- _What is asked_
Pull each line containing "this" out of the data and copy it.

- _Records shown_
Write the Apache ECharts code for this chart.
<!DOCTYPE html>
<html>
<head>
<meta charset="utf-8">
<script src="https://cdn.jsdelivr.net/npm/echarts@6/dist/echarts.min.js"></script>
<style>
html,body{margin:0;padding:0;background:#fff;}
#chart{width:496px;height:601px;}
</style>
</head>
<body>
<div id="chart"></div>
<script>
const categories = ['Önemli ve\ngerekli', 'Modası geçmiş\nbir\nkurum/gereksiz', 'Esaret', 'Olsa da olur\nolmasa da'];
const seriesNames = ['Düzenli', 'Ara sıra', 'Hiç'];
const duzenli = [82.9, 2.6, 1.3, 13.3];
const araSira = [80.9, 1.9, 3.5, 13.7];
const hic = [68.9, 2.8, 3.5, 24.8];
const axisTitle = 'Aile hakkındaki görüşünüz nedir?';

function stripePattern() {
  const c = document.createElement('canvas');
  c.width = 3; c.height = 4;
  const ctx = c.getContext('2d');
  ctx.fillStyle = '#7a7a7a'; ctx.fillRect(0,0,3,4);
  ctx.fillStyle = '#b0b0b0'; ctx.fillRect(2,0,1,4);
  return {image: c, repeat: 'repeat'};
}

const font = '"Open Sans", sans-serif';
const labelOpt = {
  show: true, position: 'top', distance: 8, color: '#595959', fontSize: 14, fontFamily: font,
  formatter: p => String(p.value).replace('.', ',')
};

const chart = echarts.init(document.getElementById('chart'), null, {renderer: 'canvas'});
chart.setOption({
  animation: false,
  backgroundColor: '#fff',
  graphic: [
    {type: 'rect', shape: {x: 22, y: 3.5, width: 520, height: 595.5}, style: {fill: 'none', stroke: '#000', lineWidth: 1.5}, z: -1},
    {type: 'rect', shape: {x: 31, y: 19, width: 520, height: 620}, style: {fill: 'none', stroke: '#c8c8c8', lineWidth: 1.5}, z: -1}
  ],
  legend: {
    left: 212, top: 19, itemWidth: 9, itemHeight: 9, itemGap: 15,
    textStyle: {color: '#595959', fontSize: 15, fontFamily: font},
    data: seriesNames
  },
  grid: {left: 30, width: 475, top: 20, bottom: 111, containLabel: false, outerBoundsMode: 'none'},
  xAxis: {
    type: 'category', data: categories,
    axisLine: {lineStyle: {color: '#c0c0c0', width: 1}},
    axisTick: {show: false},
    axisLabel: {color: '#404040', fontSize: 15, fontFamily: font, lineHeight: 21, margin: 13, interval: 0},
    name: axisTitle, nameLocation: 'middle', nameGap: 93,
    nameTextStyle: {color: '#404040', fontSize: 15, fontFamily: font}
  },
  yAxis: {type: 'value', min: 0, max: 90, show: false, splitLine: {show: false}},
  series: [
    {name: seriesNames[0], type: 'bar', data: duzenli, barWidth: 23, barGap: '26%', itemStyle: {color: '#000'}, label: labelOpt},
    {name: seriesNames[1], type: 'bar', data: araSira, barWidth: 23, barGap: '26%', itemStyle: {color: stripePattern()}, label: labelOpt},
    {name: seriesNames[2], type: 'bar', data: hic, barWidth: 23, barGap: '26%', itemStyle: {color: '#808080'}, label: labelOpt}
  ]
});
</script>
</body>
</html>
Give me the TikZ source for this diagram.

- _Result of the exercise_
Write the Apache ECharts code for this chart.
Give me the TikZ source for this diagram.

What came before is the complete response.